- **DATA LINES**:
....................
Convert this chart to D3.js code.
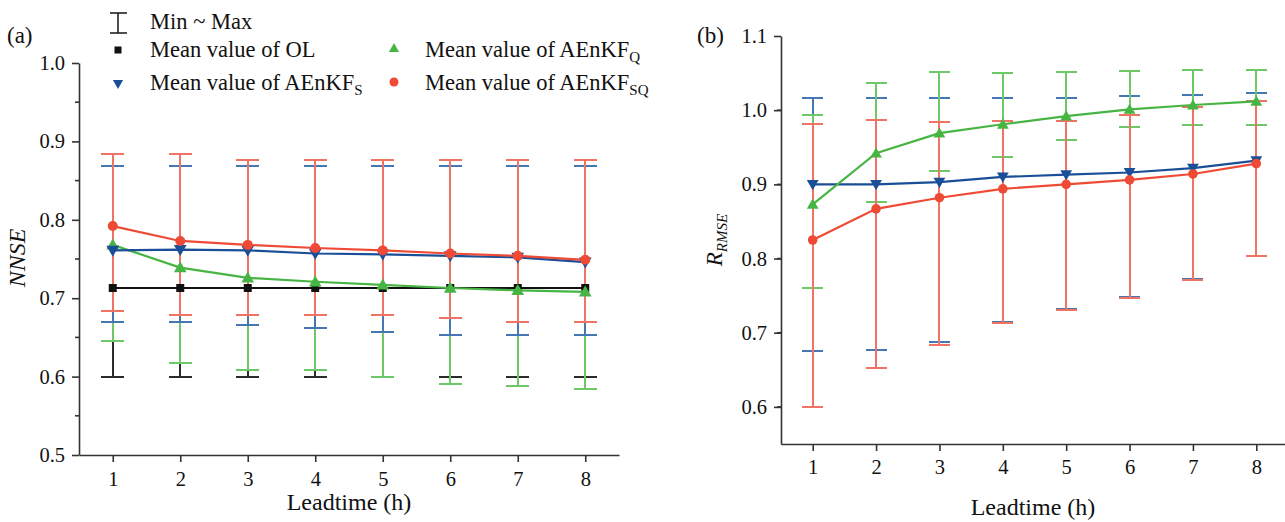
<!DOCTYPE html>
<html><head><meta charset="utf-8">
<script src="https://cdn.jsdelivr.net/npm/d3@7"></script>
<style>body{margin:0;background:#fff}svg{display:block}</style>
</head><body>
<svg id="c" width="1285" height="522"></svg>
<script>
const leadtime = [1,2,3,4,5,6,7,8];
// Panel (a) NNSE
const nnseOLMean = [0.713,0.713,0.713,0.713,0.713,0.713,0.713,0.713];
const nnseOLMin  = [0.599,0.599,0.599,0.599,0.599,0.599,0.599,0.599];
const nnseOLMax  = [0.869,0.869,0.869,0.869,0.869,0.869,0.869,0.869];
const nnseQMean  = [0.768,0.739,0.726,0.721,0.717,0.713,0.710,0.708];
const nnseQMin   = [0.645,0.617,0.608,0.608,0.599,0.591,0.588,0.584];
const nnseQMax   = [0.869,0.869,0.869,0.869,0.869,0.869,0.869,0.869];
const nnseSMean  = [0.761,0.762,0.761,0.757,0.756,0.754,0.752,0.746];
const nnseSMin   = [0.670,0.670,0.666,0.662,0.657,0.653,0.653,0.653];
const nnseSMax   = [0.869,0.869,0.869,0.869,0.869,0.869,0.869,0.869];
const nnseSQMean = [0.792,0.773,0.768,0.764,0.761,0.757,0.754,0.749];
const nnseSQMin  = [0.684,0.679,0.679,0.679,0.679,0.675,0.670,0.670];
const nnseSQMax  = [0.884,0.884,0.876,0.876,0.876,0.876,0.876,0.876];
// Panel (b) R_RMSE
const rmseSMean  = [0.900,0.900,0.903,0.910,0.913,0.916,0.922,0.932];
const rmseSMin   = [0.675,0.677,0.688,0.714,0.732,0.748,0.772,0.804];
const rmseSMax   = [1.016,1.016,1.016,1.016,1.017,1.019,1.021,1.023];
const rmseQMean  = [0.873,0.942,0.969,0.981,0.992,1.001,1.007,1.012];
const rmseQMin   = [0.760,0.876,0.918,0.937,0.960,0.978,0.980,0.980];
const rmseQMax   = [0.994,1.037,1.052,1.050,1.051,1.053,1.054,1.054];
const rmseSQMean = [0.825,0.867,0.882,0.894,0.900,0.906,0.914,0.928];
const rmseSQMin  = [0.600,0.652,0.683,0.713,0.731,0.747,0.771,0.803];
const rmseSQMax  = [0.981,0.987,0.984,0.985,0.985,0.994,1.004,1.013];
const yTicksA = [0.5,0.6,0.7,0.8,0.9,1.0];
const yTicksB = [0.6,0.7,0.8,0.9,1.0,1.1];

const FONT = "'Liberation Serif','Times New Roman','DejaVu Serif',serif";
const COL = {
  OL:{line:"#111111", bar:"#2b2b2b", sym:"square"},
  Q:{line:"#47b543", bar:"#6dc967", sym:"up"},
  S:{line:"#1a4f98", bar:"#4677b5", sym:"down"},
  SQ:{line:"#ee4a35", bar:"#f07363", sym:"circle"}
};

const svg = d3.select("#c").style("font-family", FONT);

function marker(g, type, x, y, color, s){
  if(type==="circle"){
    g.append("circle").attr("cx",x).attr("cy",y).attr("r",s.r).attr("fill",color);
  } else if(type==="square"){
    g.append("rect").attr("x",x-s.sq/2).attr("y",y-s.sq/2).attr("width",s.sq).attr("height",s.sq).attr("fill",color);
  } else {
    const p = d3.symbol(d3.symbolTriangle, s.tri)();
    g.append("path").attr("d",p).attr("fill",color)
      .attr("transform",`translate(${x},${y + (type==="down"? -1:1)})` + (type==="down"?" rotate(180)":""));
  }
}

function panel(cfg){
  const x = d3.scaleLinear().domain([0.5,8.5]).range([cfg.x0,cfg.x1]);
  const y = d3.scaleLinear().domain(cfg.ydom).range([cfg.y0,cfg.y1]);
  const g = svg.append("g");
  // error bars
  cfg.series.forEach(s=>{
    const c = COL[s.key];
    const bg = g.append("g").attr("stroke",c.bar).attr("stroke-width",2).attr("fill","none").attr("shape-rendering","crispEdges");
    leadtime.forEach((t,i)=>{
      const xx = x(t);
      bg.append("line").attr("x1",xx).attr("x2",xx).attr("y1",y(s.min[i])).attr("y2",y(s.max[i]));
      [s.min[i], s.max[i]].forEach(v=>{
        bg.append("line").attr("x1",xx-cfg.cap).attr("x2",xx+cfg.cap).attr("y1",y(v)).attr("y2",y(v));
      });
    });
  });
  // mean lines
  cfg.series.forEach(s=>{
    const c = COL[s.key];
    const line = d3.line().x((d,i)=>x(leadtime[i])).y(d=>y(d));
    g.append("path").datum(s.mean).attr("d",line).attr("fill","none").attr("stroke",c.line).attr("stroke-width",2.2);
    s.mean.forEach((v,i)=>marker(g,c.sym,x(leadtime[i]),y(v),c.line,cfg.ms));
  });
  // axes
  const ax = g.append("g").attr("transform",`translate(0,${cfg.y0})`)
    .call(d3.axisBottom(x).tickValues(leadtime).tickSize(7).tickSizeOuter(0).tickPadding(cfg.xpad).tickFormat(d3.format("d")));
  const ay = g.append("g").attr("transform",`translate(${cfg.x0},0)`)
    .call(d3.axisLeft(y).tickValues(cfg.yticks).tickSize(7).tickSizeOuter(0).tickPadding(7).tickFormat(d3.format(".1f")));
  const minor = d3.range(cfg.ydom[0]+0.05, cfg.ydom[1], 0.1).filter(v=>v>cfg.ydom[0]+1e-6);
  ay.selectAll(".minor").data(minor).enter().append("line").attr("class","minor")
    .attr("x1",0).attr("x2",-4).attr("y1",d=>y(d)).attr("y2",d=>y(d));
  [ax,ay].forEach(a=>{
    a.attr("font-family",null).attr("font-size",null);
    a.selectAll("path,line").attr("stroke","#333").attr("stroke-width",1.6);
    a.selectAll("text").style("font-family",FONT).style("font-size","20.5px").attr("fill","#111");
  });
  g.append("text").attr("x",(cfg.x0+Math.min(cfg.x1,1285))/2).attr("y",cfg.titleY).attr("text-anchor","middle")
    .style("font-family",FONT).style("font-size","24px").attr("fill","#111").text("Leadtime (h)");
  return {x,y,g};
}

panel({x0:79,x1:619,y0:455,y1:63,ydom:[0.5,1.0],yticks:yTicksA,cap:11.5,xpad:9,titleY:510,
  ms:{r:5,sq:8,tri:70},
  series:[
    {key:"OL",mean:nnseOLMean,min:nnseOLMin,max:nnseOLMax},
    {key:"Q",mean:nnseQMean,min:nnseQMin,max:nnseQMax},
    {key:"S",mean:nnseSMean,min:nnseSMin,max:nnseSMax},
    {key:"SQ",mean:nnseSQMean,min:nnseSQMin,max:nnseSQMax}
  ]});
panel({x0:781,x1:1288,y0:444,y1:36,ydom:[0.55,1.1],yticks:yTicksB,cap:10.5,xpad:8,titleY:515,
  ms:{r:4.8,sq:8,tri:60},
  series:[
    {key:"S",mean:rmseSMean,min:rmseSMin,max:rmseSMax},
    {key:"Q",mean:rmseQMean,min:rmseQMin,max:rmseQMax},
    {key:"SQ",mean:rmseSQMean,min:rmseSQMin,max:rmseSQMax}
  ]});

function txt(sel){ return sel.style("font-family",FONT).attr("fill","#111"); }
// panel labels
txt(svg.append("text")).attr("x",7).attr("y",43).style("font-size","23px").text("(a)");
txt(svg.append("text")).attr("x",697).attr("y",43).style("font-size","23px").text("(b)");

// y titles
txt(svg.append("text")).attr("transform","translate(25,258) rotate(-90)").attr("text-anchor","middle")
  .style("font-size","24px").style("font-style","italic").text("NNSE");
const rt = txt(svg.append("text")).attr("transform","translate(722,240) rotate(-90)").attr("text-anchor","middle")
  .style("font-style","italic");
rt.append("tspan").style("font-size","23px").text("R");
rt.append("tspan").style("font-size","15px").attr("dy",5).text("RMSE");

// legend
const lg = svg.append("g");
const lgc = lg.append("g").attr("stroke","#222").attr("stroke-width",1.6);
lgc.append("line").attr("x1",118).attr("x2",118).attr("y1",13).attr("y2",33);
lgc.append("line").attr("x1",110).attr("x2",127).attr("y1",13).attr("y2",13);
lgc.append("line").attr("x1",110).attr("x2",127).attr("y1",33).attr("y2",33);
const legItems = [
  {key:"OL",x:118,y:50,tx:150,ty:57,label:"Mean value of OL",sub:""},
  {key:"S",x:118,y:84,tx:150,ty:90,label:"Mean value of AEnKF",sub:"S"},
  {key:"Q",x:394,y:48,tx:425,ty:57,label:"Mean value of AEnKF",sub:"Q"},
  {key:"SQ",x:394,y:82,tx:425,ty:90,label:"Mean value of AEnKF",sub:"SQ"}
];
txt(lg.append("text")).attr("x",150).attr("y",29).style("font-size","22.5px").text("Min ~ Max");
legItems.forEach(it=>{
  const c = COL[it.key];
  marker(lg,c.sym,it.x,it.y,c.line,{r:4.5,sq:7,tri:45});
  const t = txt(lg.append("text")).attr("x",it.tx).attr("y",it.ty).style("font-size","22.5px");
  t.append("tspan").text(it.label);
  if(it.sub) t.append("tspan").style("font-size","15px").attr("dy",5).text(it.sub);
});
</script>
</body></html>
....................
- **REQUIRED TASK**: Starting at the top of the listing above, reproduce each line up to and including the one with "const yTicksB = [0.6,0.7,0.8,0.9,1.0,1.1];"; omit the pictures.

- **THE OUTPUT**:
Convert this chart to D3.js code.
<!DOCTYPE html>
<html><head><meta charset="utf-8">
<script src="https://cdn.jsdelivr.net/npm/d3@7"></script>
<style>body{margin:0;background:#fff}svg{display:block}</style>
</head><body>
<svg id="c" width="1285" height="522"></svg>
<script>
const leadtime = [1,2,3,4,5,6,7,8];
// Panel (a) NNSE
const nnseOLMean = [0.713,0.713,0.713,0.713,0.713,0.713,0.713,0.713];
const nnseOLMin  = [0.599,0.599,0.599,0.599,0.599,0.599,0.599,0.599];
const nnseOLMax  = [0.869,0.869,0.869,0.869,0.869,0.869,0.869,0.869];
const nnseQMean  = [0.768,0.739,0.726,0.721,0.717,0.713,0.710,0.708];
const nnseQMin   = [0.645,0.617,0.608,0.608,0.599,0.591,0.588,0.584];
const nnseQMax   = [0.869,0.869,0.869,0.869,0.869,0.869,0.869,0.869];
const nnseSMean  = [0.761,0.762,0.761,0.757,0.756,0.754,0.752,0.746];
const nnseSMin   = [0.670,0.670,0.666,0.662,0.657,0.653,0.653,0.653];
const nnseSMax   = [0.869,0.869,0.869,0.869,0.869,0.869,0.869,0.869];
const nnseSQMean = [0.792,0.773,0.768,0.764,0.761,0.757,0.754,0.749];
const nnseSQMin  = [0.684,0.679,0.679,0.679,0.679,0.675,0.670,0.670];
const nnseSQMax  = [0.884,0.884,0.876,0.876,0.876,0.876,0.876,0.876];
// Panel (b) R_RMSE
const rmseSMean  = [0.900,0.900,0.903,0.910,0.913,0.916,0.922,0.932];
const rmseSMin   = [0.675,0.677,0.688,0.714,0.732,0.748,0.772,0.804];
const rmseSMax   = [1.016,1.016,1.016,1.016,1.017,1.019,1.021,1.023];
const rmseQMean  = [0.873,0.942,0.969,0.981,0.992,1.001,1.007,1.012];
const rmseQMin   = [0.760,0.876,0.918,0.937,0.960,0.978,0.980,0.980];
const rmseQMax   = [0.994,1.037,1.052,1.050,1.051,1.053,1.054,1.054];
const rmseSQMean = [0.825,0.867,0.882,0.894,0.900,0.906,0.914,0.928];
const rmseSQMin  = [0.600,0.652,0.683,0.713,0.731,0.747,0.771,0.803];
const rmseSQMax  = [0.981,0.987,0.984,0.985,0.985,0.994,1.004,1.013];
const yTicksA = [0.5,0.6,0.7,0.8,0.9,1.0];
const yTicksB = [0.6,0.7,0.8,0.9,1.0,1.1];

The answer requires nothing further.